黒を持って勝つためには、堅実な布石がよいのであるうが、この頃のように白を持って打つことの多い私には、なにか嫌(あきた)らないような気持がしてならない。そのせいか、この一、二年、碁経を繙(いもと)いて検(しら)べるとすれば、それは明治の巨匠秀栄名人の打碁である。それも秀栄名人が四象会で群雄を全部、先から先二に打込んだ頃の打碁である。秀栄名人の碁は、形に明るくて勝負が早く、その一手一手を味わうと、まことに神韻縹渺(しんいんひょうびょう)としており、私などにはまだまだ至り尽すことの出来ない世界である。その深い淵を眺めて、どうかすると茫然とすることもある。
しかし、全然秀策の碁を検べることを止めたというのではなく、今年の正月から日本棋院の雑誌に頼まれて、秀策の研究を続けているが、三段、四段当時に並べて看得した秀策の深さ高さというものを、もう一度ふり仰いでみて、なかなかにその峯が高く、その谷が深いのに今更ながら驚かされる。晩年、秀甫八段と何局か続けて打っているが、その碁も私には興味が深い。その当時の秀甫八段は、まだ段も持っていず、村瀬弥吉といって、子供子供した名前が奇妙に私に響く。それでいて、強情に力が強く、後に明治初年の碁界を完全に圧倒し去った秀甫準名人の面影がある。
その何番かの碁を並べてみると、至るところで黒の弥吉が力を出して、さんざんに白を追っかけ廻し、碁盤の上を暴れん坊のように縦横無尽に駆けめぐり、白はまるで木の葉の如く逃げてばかりいるように見えるが、さて勝負となると、一目か二目、どうかすると弥吉の方が軽く負かされている。怖ろしいことだと思う。勝と負との至り尽した先が、真空のように何もない、無に近いものであろうということは、朧ろげながら分るけれど、そのありようは、私などにはとうてい届かぬ世界であろうか。
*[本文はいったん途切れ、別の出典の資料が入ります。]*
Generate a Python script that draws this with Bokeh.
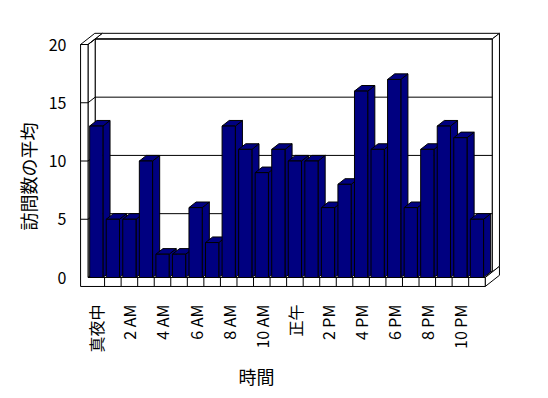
from math import pi
from bokeh.plotting import figure
from bokeh.models import Range1d, FixedTicker, Title
from bokeh.embed import file_html
from bokeh.resources import INLINE

# ---- data ----
hours = list(range(24))
visits = [13, 5, 5, 10, 2, 2, 6, 3, 13, 11, 9, 11, 10, 10, 6, 8, 16, 11, 17, 6, 11, 13, 12, 5]
tick_hours = [0, 2, 4, 6, 8, 10, 12, 14, 16, 18, 20, 22]
tick_labels = ["真夜中", "2 AM", "4 AM", "6 AM", "8 AM", "10 AM", "正午",
               "2 PM", "4 PM", "6 PM", "8 PM", "10 PM"]
y_ticks = [0, 5, 10, 15, 20]
x_title = "時間"
y_title = "訪問数の平均"

# ---- 3D geometry (data units) ----
FONT = "Noto Sans CJK JP"
NAVY = "#000080"
X0, X1 = hours[0] - 0.5, hours[-1] + 0.5
YMAX = y_ticks[-1]
WT, FT = 0.45, 0.77      # wall / floor thickness
DX, DY = 0.43, 0.48      # depth offset
BW = 0.8                 # bar width

p = figure(frame_width=422, frame_height=256,
           min_border_left=78, min_border_right=40,
           min_border_top=31, min_border_bottom=103,
           x_range=Range1d(-1.0755, 24.423), y_range=Range1d(-0.858, 21.116),
           output_backend="svg", toolbar_location=None)
p.outline_line_color = None
p.grid.visible = False
p.background_fill_color = "white"
p.border_fill_color = "white"

# walls and floor
wall_xs = [
    [X0 + DX, X1 + DX, X1 + DX, X0 + DX],                         # back wall face
    [X0 + DX, X1 + DX, X1 + 2 * DX, X0 + 2 * DX],                 # back wall top strip
    [X1 + DX, X1 + DX, X1 + 2 * DX, X1 + 2 * DX],                 # back wall right strip
    [X0, X0 + DX, X0 + DX, X0],                                   # left wall inner face
    [X0, X1, X1 + DX, X0 + DX],                                   # floor top
    [X1, X1 + 2 * DX, X1 + 2 * DX, X1 + DX, X1],                  # floor right side
    [X0 - WT, X1, X1, X0, X0, X0 - WT],                           # front L face
    [X0 - WT, X0, X0 + 2 * DX, X0 - WT + 2 * DX],                 # left wall top
]
wall_ys = [
    [DY, DY, YMAX + DY, YMAX + DY],
    [YMAX + DY, YMAX + DY, YMAX + 2 * DY, YMAX + 2 * DY],
    [DY, YMAX + DY, YMAX + 2 * DY, 2 * DY],
    [0, DY, YMAX + DY, YMAX],
    [0, 0, DY, DY],
    [-FT, -FT + 2 * DY, 2 * DY, DY, 0],
    [-FT, -FT, 0, 0, YMAX, YMAX],
    [YMAX, YMAX, YMAX + 2 * DY, YMAX + 2 * DY],
]
p.patches(wall_xs, wall_ys, fill_color="white", line_color="black", line_width=1)

# gridlines
gx, gy = [], []
for v in y_ticks[1:]:
    gx.append([X0 - WT, X0, X0 + DX, X1 + DX])
    gy.append([v, v, v + DY, v + DY])
p.multi_line(gx, gy, line_color="black", line_width=1)

# category separators on the floor front
seps = [h + 0.5 for h in hours[:-1]]
p.segment(x0=seps, y0=[-FT] * len(seps), x1=seps, y1=[0] * len(seps),
          line_color="black", line_width=1)

# bar sides and tops
bxs, bys = [], []
for h, v in zip(hours, visits):
    l, r = h - BW / 2, h + BW / 2
    bxs.append([r, r + DX, r + DX, r])
    bys.append([0, DY, v + DY, v])
    bxs.append([l, r, r + DX, l + DX])
    bys.append([v, v, v + DY, v + DY])
p.patches(bxs, bys, fill_color=NAVY, line_color="black", line_width=1)

# bar fronts
p.vbar(x=hours, top=visits, bottom=0, width=BW, fill_color=NAVY, line_color="black", line_width=1)

# axes
p.xaxis.ticker = FixedTicker(ticks=tick_hours)
p.xaxis.major_label_overrides = {h: t for h, t in zip(tick_hours, tick_labels)}
p.xaxis.major_label_orientation = pi / 2
p.xaxis.major_label_standoff = 11
p.yaxis.ticker = FixedTicker(ticks=y_ticks)
p.yaxis.major_label_standoff = 6
for ax in (p.xaxis, p.yaxis):
    ax.axis_line_color = None
    ax.major_tick_line_color = None
    ax.minor_tick_line_color = None
    ax.major_label_text_font = FONT
    ax.major_label_text_font_size = "16px"
    ax.major_label_text_color = "black"

p.add_layout(Title(text=y_title, align="left", offset=57, text_font=FONT,
                   text_font_size="18px", text_font_style="normal",
                   text_color="black"), "left")
p.add_layout(Title(text=x_title, align="left", offset=160, text_font=FONT,
                   text_font_size="18px", text_font_style="normal",
                   text_color="black"), "below")

open("out.html", "w").write(file_html(p, INLINE))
古来からの棋聖名人を眺めてみて、その誰も彼もが非常に私には気の毒に思われることは、共に技を磨いてゆく好敵手が少ないことである。名人道知(どうち)など、一生涯の中で力のありったけを出して闘かったことがないとさえいわれている。ほかの芸術と違って、碁は相手がなけらばならないものだけに、自分の力のありったけを出して闘えなかったという人達の虚無感は、どれほど強かったことであろうか。それに引きかえ、今の世に生きている私たちはどれほど幸いであるか分からない。いつでも碁盤に向えば、眼の前に私の技のありったけを出さなければならない好敵手があるのである。文化、文政の初期に、本因坊元丈(げんじょう)と安井算知(さんち)の二人が、まだ十歳 になるかならないうちから死ぬまでお互いに百番近い碁を打って、しかも二人とも名人を望まず、八段で終ったという美しい話は、日本の碁の歴史の上の清らかな話題となって残っているが、私どもの考えからいえば、元丈も算知も、自分の身につけた段位などは問題にはしないで、ただ二人で碁が打てるという楽しさの中に浸って生きていたように思われる。
元丈が早く死に、本因坊丈和が名人碁所を狙っていろいろと画策していた時分、安井算知の生きていることがどれだけ強い恐怖であったかということも、私は碁の歴史を読んで覚えた。或る時、丈和が算知と一局試みて、その碁が丈和の危ない碁になり、辛うじて二目を剰したが、それまでは算知老いたりと考え、名人碁所になることが出来るであろうと自惚れていた丈和も、その一局によってその野望を大いに挫かれた、という俗説はとらないとしても、恐らくは算知の心になって考えると、元丈のいない後の碁界などというものは、木枯らしの吹きすさぶような索漠としたものではなかったろうか。